Diversity and access to technology is an important topic that matters to our country. President Barack Obama even addressed the ongoing problem of the “digital divide” (the gap between those who have easy digital access and those who don’t) when he gave the keynote at South by Southwest. Being lucky enough to have high speed digital access at home, I was able to stream his talk his talk from my sofa, without either standing in line for hours or putting on my going-out pants.
After the President spoke, I realized that the issue of what technology means for us as a society is one that I’ve been thinking about a lot recently.
My niece Elizabeth is in high school near Boston and will soon be deciding where to go to college and what to study. Her recent years have included selling enough Girl Scout cookies to go to Europe with her Girl Scout troupe and doing several projects for fun involving computer programming. Over the years she has gone to various camps and events for kids interested in science, technology, engineering and mathematics (STEM). Often she has been the only girl at a particular camp.
It was hard not to think of Liz as I went to panel after panel during the South by Southwest Interactive Conference, where I somehow managed to stumble into multiple panels on diversity.

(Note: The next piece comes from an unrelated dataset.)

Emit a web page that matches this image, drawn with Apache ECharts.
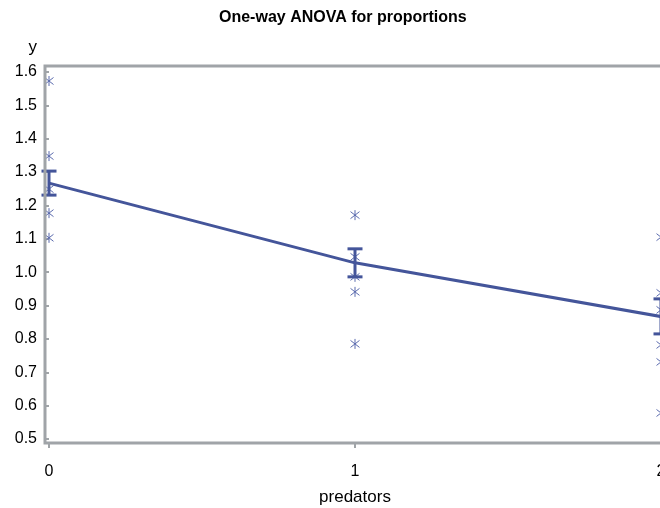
<!DOCTYPE html>
<html>
<head>
<meta charset="utf-8">
<script src="https://cdn.jsdelivr.net/npm/echarts@6/dist/echarts.min.js"></script>
<style>html,body{margin:0;padding:0;background:#fff;}#c{width:660px;height:508px;}</style>
</head>
<body>
<div id="c"></div>
<script>
// ---- data ----
const xTicks = [0, 1, 2];
const yTicks = [0.5, 0.6, 0.7, 0.8, 0.9, 1.0, 1.1, 1.2, 1.3, 1.4, 1.5, 1.6];
const groupX = [0, 1, 2];
const obs0 = [1.573, 1.348, 1.249, 1.177, 1.103];
const obs1 = [1.171, 1.046, 0.986, 0.941, 0.785];
const obs2 = [1.105, 0.938, 0.887, 0.782, 0.731, 0.578];
const means = [1.267, 1.028, 0.867];
const lower = [1.231, 0.986, 0.815];
const upper = [1.303, 1.070, 0.920];

const LINE = '#44559A';
const MARK = '#5B6BAE';
const FRAME = '#A0A4A8';
const FONT = "'Liberation Sans', Arial, sans-serif";

const obsData = [];
[obs0, obs1, obs2].forEach((g, i) => g.forEach(v => obsData.push([groupX[i], v])));
const meanData = groupX.map((x, i) => [x, means[i]]);
const barData = groupX.map((x, i) => [x, lower[i], upper[i]]);

const chart = echarts.init(document.getElementById('c'));
chart.setOption({
  animation: false,
  backgroundColor: '#fff',
  title: {
    text: 'One-way ANOVA for proportions',
    left: 214, top: 5,
    textStyle: { fontFamily: FONT, fontSize: 16, fontWeight: 'bold', color: '#000' }
  },
  grid: { left: 49, top: 72, width: 612, height: 367, containLabel: false, outerBoundsMode: 'none' },
  xAxis: {
    type: 'value', min: xTicks[0], max: xTicks[xTicks.length - 1], interval: 1,
    offset: 4,
    name: 'predators', nameLocation: 'middle', nameGap: 46,
    nameTextStyle: { fontFamily: FONT, fontSize: 17, color: '#000' },
    axisLine: { show: false },
    axisTick: { show: true, length: 5, lineStyle: { color: FRAME, width: 2 } },
    axisLabel: { margin: 21, fontFamily: FONT, fontSize: 16, color: '#000', formatter: v => String(v) },
    splitLine: { show: false }
  },
  yAxis: {
    type: 'value', min: yTicks[0], max: yTicks[yTicks.length - 1], interval: 0.1,
    offset: 4,
    name: 'y', nameLocation: 'end', nameGap: 16,
    nameTextStyle: { fontFamily: FONT, fontSize: 17, color: '#000', align: 'right', padding: [0, 12, 0, 0] },
    axisLine: { show: false },
    axisTick: { show: true, length: 4, lineStyle: { color: FRAME, width: 2 } },
    axisLabel: { margin: 8, fontFamily: FONT, fontSize: 16, color: '#000', formatter: v => v.toFixed(1) },
    splitLine: { show: false }
  },
  graphic: [{
    type: 'rect', z: 100, silent: true,
    shape: { x: 45, y: 66, width: 620, height: 377 },
    style: { fill: 'none', stroke: FRAME, lineWidth: 3 }
  }],
  series: [
    {
      type: 'custom', clip: false, z: 3,
      data: obsData,
      renderItem: (params, api) => {
        const p = api.coord([api.value(0), api.value(1)]);
        const s = { stroke: MARK, lineWidth: 1 };
        return { type: 'group', children: [
          { type: 'line', shape: { x1: p[0], y1: p[1] - 5, x2: p[0], y2: p[1] + 5 }, style: s },
          { type: 'line', shape: { x1: p[0] - 4.5, y1: p[1] - 3.5, x2: p[0] + 4.5, y2: p[1] + 3.5 }, style: s },
          { type: 'line', shape: { x1: p[0] - 4.5, y1: p[1] + 3.5, x2: p[0] + 4.5, y2: p[1] - 3.5 }, style: s }
        ]};
      }
    },
    {
      type: 'line', data: meanData, symbol: 'none', z: 4,
      lineStyle: { color: LINE, width: 3 }
    },
    {
      type: 'custom', clip: false, z: 5,
      data: barData,
      renderItem: (params, api) => {
        const lo = api.coord([api.value(0), api.value(1)]);
        const hi = api.coord([api.value(0), api.value(2)]);
        const w = 7.5;
        const s = { stroke: LINE, lineWidth: 3 };
        return { type: 'group', children: [
          { type: 'line', shape: { x1: lo[0], y1: lo[1], x2: hi[0], y2: hi[1] }, style: s },
          { type: 'line', shape: { x1: lo[0] - w, y1: lo[1], x2: lo[0] + w, y2: lo[1] }, style: s },
          { type: 'line', shape: { x1: hi[0] - w, y1: hi[1], x2: hi[0] + w, y2: hi[1] }, style: s }
        ]};
      }
    }
  ]
});
</script>
</body>
</html>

I saw a tech keynote on “Elephant in the Valley” with Megan Smith (The White House Chief Technology Officer) talking about women in technology; then I saw a panel with Harvard University Professor Henry Gates and the popular-on-PBS documentary filmmaker Ken Burns discussing current racial tension in America.
What I got from going to these panels is that the substantive issues around diversity and technology and access really matter, but are really hard systemic problems to solve. Yet the question from that audience member at the Mr. Robot panel got me to thinking about media representation and how it might matter for the future.
Research from the Geena Davis Institute on Gender and Media about “Gender Bias Without Borders” tells us that “Men outpace women 7 to 1 in on-screen STEM career roles.” Frankly, the only STEM character I can think of from television is Abby Sciuto, the goth fashion plate, tech genius and basement lab guru from the popular television show NCIS.
Since not everyone gets to go to South by Southwest and see a powerful women from The White House talking about technology firsthand, it’s time to change our overlying cultural perception of who gets to do what as a career. It’s time to start making a real effort towards changing the media perception of people who have jobs in STEM.
If studio heads, advertising directors and other cultural influencers made a real effort to find more women and minorities to fill the tech roles in their screenplays, low-budget films, television commercials and print products, it would help jobs in technology seem more accessible to more people. Let’s start changing the real world by changing the default casting of white male actors as lab techs, “IT guys” and tech support.
It’s hard to dream yourself into a technology-oriented future when you don’t see anyone who looks like you doing it on television, movies and video games.
Fixing the systemic issues behind who is working in technology in the real world is a complicated problem, but fixing it in the imaginary world should be totally doable. Changing the casting in movies and television will maybe help people like my niece envision a place for people who look like her in technology in the future.
The issue of diversity is so important that First Lady Michelle Obama addressed it when she gave the talk on “Let Girls Learn” that opened the South by Southwest Music Conference and Festival.
“If you’ve got a voice at the table, ask: is there diversity around the table? Are there voices and opinions that don’t sound like yours?” the First Lady said near the end of her talk.
Full disclosure: Hanks’ husband co-heads the Podcast crew for SXSW.